Lire c'est une rencontre entre un auteur et un public, entre un lecteur et un livre. Tous les mots que je pourrais employer pour essayer de convaincre les lecteurs seront des mots trop faibles. C'est vrai que j'aimerais beaucoup que ceux qui nous lisent aient la curiosité d'y aller et qu'ils me disent ce qu'ils en ont pensé.
Qu'est-ce qui vous a donné l'envie de lire et d'écrire?

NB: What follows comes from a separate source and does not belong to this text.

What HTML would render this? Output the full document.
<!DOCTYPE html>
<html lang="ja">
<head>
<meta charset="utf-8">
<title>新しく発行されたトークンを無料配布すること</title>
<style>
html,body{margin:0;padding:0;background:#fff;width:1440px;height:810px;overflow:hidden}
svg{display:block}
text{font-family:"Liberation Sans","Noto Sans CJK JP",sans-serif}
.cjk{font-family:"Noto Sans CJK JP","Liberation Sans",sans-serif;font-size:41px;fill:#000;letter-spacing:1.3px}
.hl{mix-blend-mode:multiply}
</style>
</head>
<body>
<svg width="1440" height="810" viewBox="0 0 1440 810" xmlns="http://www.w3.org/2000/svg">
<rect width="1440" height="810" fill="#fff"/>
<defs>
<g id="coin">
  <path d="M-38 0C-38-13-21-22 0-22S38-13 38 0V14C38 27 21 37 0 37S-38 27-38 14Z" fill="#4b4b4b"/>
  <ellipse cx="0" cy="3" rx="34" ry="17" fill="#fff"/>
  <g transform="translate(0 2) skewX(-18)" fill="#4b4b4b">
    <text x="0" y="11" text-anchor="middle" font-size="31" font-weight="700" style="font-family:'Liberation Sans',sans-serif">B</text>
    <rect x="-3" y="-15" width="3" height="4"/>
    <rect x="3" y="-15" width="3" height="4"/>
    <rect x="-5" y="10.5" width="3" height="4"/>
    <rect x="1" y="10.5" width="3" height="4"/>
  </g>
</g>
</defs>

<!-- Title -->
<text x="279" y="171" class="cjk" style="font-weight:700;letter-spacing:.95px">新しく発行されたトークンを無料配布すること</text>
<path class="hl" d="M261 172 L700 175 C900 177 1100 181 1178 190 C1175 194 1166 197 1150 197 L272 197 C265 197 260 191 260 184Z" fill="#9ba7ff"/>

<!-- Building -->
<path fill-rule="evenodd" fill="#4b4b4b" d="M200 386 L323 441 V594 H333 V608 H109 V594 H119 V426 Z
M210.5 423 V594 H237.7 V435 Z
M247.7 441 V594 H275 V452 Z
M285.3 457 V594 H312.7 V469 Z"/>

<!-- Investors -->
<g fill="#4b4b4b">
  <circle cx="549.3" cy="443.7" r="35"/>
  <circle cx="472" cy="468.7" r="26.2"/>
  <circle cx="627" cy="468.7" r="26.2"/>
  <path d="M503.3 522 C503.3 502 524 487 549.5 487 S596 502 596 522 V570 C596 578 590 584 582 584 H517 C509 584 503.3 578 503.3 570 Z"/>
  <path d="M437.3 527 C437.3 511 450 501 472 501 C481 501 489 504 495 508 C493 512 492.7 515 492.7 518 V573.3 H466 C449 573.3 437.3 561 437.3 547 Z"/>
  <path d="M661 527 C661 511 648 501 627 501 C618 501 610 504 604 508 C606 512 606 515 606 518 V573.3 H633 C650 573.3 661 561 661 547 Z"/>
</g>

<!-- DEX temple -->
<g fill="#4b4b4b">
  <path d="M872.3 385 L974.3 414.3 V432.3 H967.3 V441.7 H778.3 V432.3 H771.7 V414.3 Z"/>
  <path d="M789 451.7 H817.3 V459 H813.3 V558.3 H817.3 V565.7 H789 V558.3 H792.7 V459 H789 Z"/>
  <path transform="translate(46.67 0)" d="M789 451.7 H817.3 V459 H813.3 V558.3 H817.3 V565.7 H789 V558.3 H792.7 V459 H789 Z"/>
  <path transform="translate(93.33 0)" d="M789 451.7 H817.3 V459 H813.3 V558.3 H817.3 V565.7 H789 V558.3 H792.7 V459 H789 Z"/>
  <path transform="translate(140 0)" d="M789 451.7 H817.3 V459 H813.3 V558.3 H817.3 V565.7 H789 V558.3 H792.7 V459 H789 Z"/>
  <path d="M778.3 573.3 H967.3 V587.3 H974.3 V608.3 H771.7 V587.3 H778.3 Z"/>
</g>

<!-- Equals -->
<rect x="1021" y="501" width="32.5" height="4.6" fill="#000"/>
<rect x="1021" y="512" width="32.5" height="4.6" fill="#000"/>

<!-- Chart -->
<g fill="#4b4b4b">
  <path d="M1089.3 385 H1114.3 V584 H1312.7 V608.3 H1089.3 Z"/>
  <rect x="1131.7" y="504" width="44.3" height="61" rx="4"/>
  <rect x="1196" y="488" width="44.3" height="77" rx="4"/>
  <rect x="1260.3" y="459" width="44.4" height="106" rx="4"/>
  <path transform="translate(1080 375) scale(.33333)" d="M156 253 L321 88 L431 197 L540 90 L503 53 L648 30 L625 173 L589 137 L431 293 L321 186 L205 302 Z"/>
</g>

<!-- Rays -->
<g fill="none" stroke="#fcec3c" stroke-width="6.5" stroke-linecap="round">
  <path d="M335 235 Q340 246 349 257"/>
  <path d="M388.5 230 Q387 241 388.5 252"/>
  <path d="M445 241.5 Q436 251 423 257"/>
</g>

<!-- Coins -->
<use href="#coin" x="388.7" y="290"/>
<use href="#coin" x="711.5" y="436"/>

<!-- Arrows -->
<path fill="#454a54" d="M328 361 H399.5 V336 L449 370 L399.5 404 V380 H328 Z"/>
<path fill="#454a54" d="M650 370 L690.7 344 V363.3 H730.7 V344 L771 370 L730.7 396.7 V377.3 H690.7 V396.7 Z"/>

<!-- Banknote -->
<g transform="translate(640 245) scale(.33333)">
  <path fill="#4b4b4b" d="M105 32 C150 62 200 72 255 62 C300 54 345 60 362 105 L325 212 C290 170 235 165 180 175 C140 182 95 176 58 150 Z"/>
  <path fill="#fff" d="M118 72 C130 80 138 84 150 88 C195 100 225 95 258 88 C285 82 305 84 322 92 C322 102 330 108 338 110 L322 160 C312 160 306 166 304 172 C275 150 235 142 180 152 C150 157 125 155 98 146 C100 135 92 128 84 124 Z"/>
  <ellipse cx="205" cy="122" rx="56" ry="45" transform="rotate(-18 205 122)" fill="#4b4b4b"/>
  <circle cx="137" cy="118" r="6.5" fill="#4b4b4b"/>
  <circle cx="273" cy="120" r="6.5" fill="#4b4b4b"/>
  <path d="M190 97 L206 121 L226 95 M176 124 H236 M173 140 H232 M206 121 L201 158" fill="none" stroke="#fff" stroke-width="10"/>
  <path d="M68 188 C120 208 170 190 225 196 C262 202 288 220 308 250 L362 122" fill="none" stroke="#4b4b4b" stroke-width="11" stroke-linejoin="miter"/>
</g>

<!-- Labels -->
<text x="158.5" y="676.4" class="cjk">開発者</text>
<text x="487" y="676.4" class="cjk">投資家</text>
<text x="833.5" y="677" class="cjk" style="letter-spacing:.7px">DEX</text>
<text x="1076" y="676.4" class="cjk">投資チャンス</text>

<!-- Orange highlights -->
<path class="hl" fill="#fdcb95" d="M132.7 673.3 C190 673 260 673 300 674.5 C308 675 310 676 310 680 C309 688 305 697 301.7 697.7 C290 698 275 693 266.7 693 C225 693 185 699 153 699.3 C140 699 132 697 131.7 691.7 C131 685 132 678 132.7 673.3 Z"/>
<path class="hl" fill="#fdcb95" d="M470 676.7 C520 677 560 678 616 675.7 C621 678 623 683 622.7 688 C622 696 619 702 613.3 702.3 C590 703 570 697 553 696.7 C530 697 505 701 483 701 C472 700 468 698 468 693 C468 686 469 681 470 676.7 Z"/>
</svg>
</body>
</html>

Depuis toujours, j'ai eu envie de lire. Enfant, déjà, je me perdais dans les bandes dessinées. J'étais une enfant très solitaire qui ne participait pratiquement pas aux jeux d'enfants. Je pense que c'est la mort de ma sœur lui m'a donné envie d'écrire. Cela a boosté quelque chose qui germait et qui était déjà en moi. Je n'ai pas eu la prétention de devenir écrivain, mais je le suis devenue. C'est un titre que j'ai même du mal à assumer. J'admire les gens qui me disent qu'ils sont écrivains mais je ne sais pas s'ils comprennent ce que cela signifie « être écrivain ». Quand j'étais jeune auteur, mon éditeur me disait de ne pas écrire écrivain sur ma carte de visite avant le 6e roman. Même au bout du 6e roman, je n'ai pas réussi à mettre écrivain sur ma carte, et au bout du 10e non plus. Je suis maintenant au 20e et je ne l'ai toujours pas fait. Peut être qu'un jour, les gens diront que je suis écrivain. Et ce n'est pas de la modestie, mais la conscience de l'amplitude de la chose.
L'ironie semble être une arme dont vous aimez vous servir...

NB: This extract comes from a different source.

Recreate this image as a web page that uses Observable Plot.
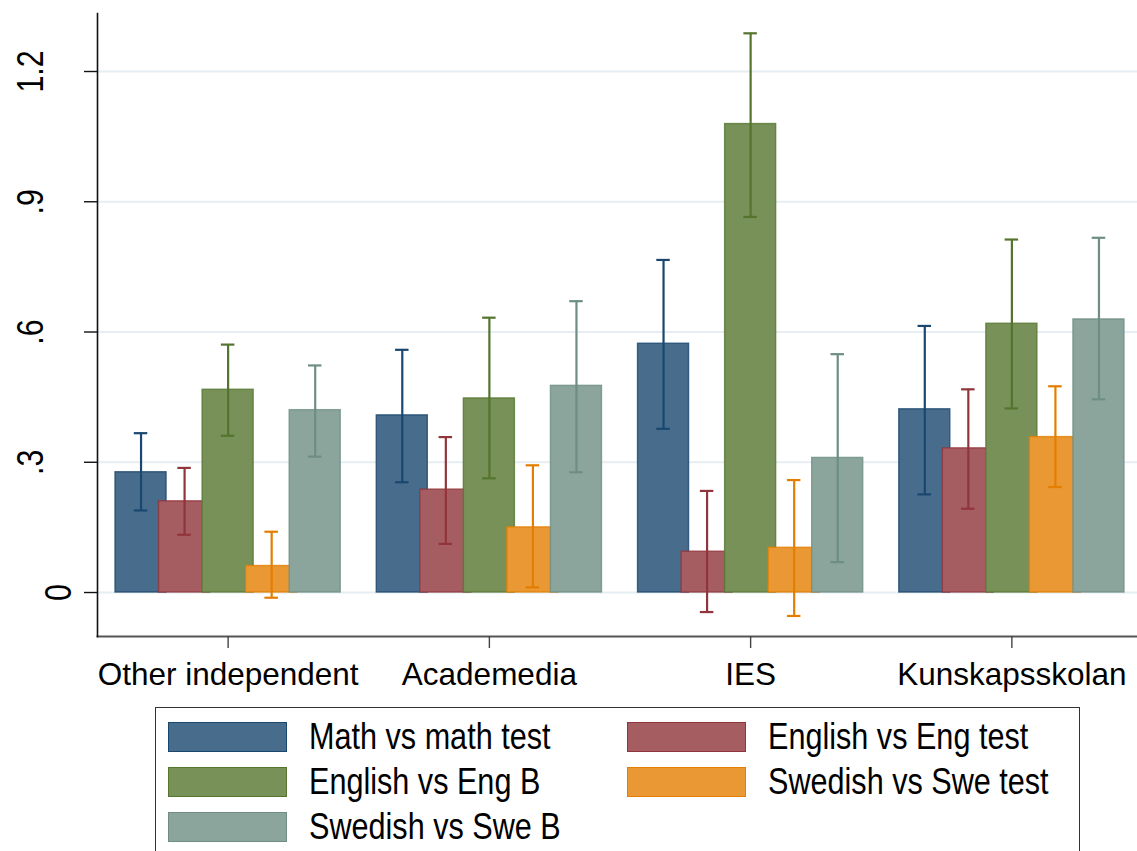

J'ai toujours eu un côté un peu ironique, sarcastique et je suis comme ça. Pour moi, le monde sans le rire ne saurait exister.
Le livre finit presque comme il a commencé, sauf qu'à la place des psaumes qui sont un peu comme des remèdes à tous les maux que nous aurions dans nos vies, vous proposez des paroles de musique. Pourquoi?
Parce que j'aime bien ces chanteurs dont je parle. Je trouve que la musique est la forme la plus élevée de la pensée et de l'expression humaines. La musique c'est la parole de Dieu. J'ai donc proposé cela aux lecteurs parce que le livre traversait certaines époques avec des chanteurs dont la musique me parle, comme Manu Dibango, Bob Marley, Francis Bebey et bien d'autres encore. Ces chanteurs correspondent aussi à certains chapitres du livre.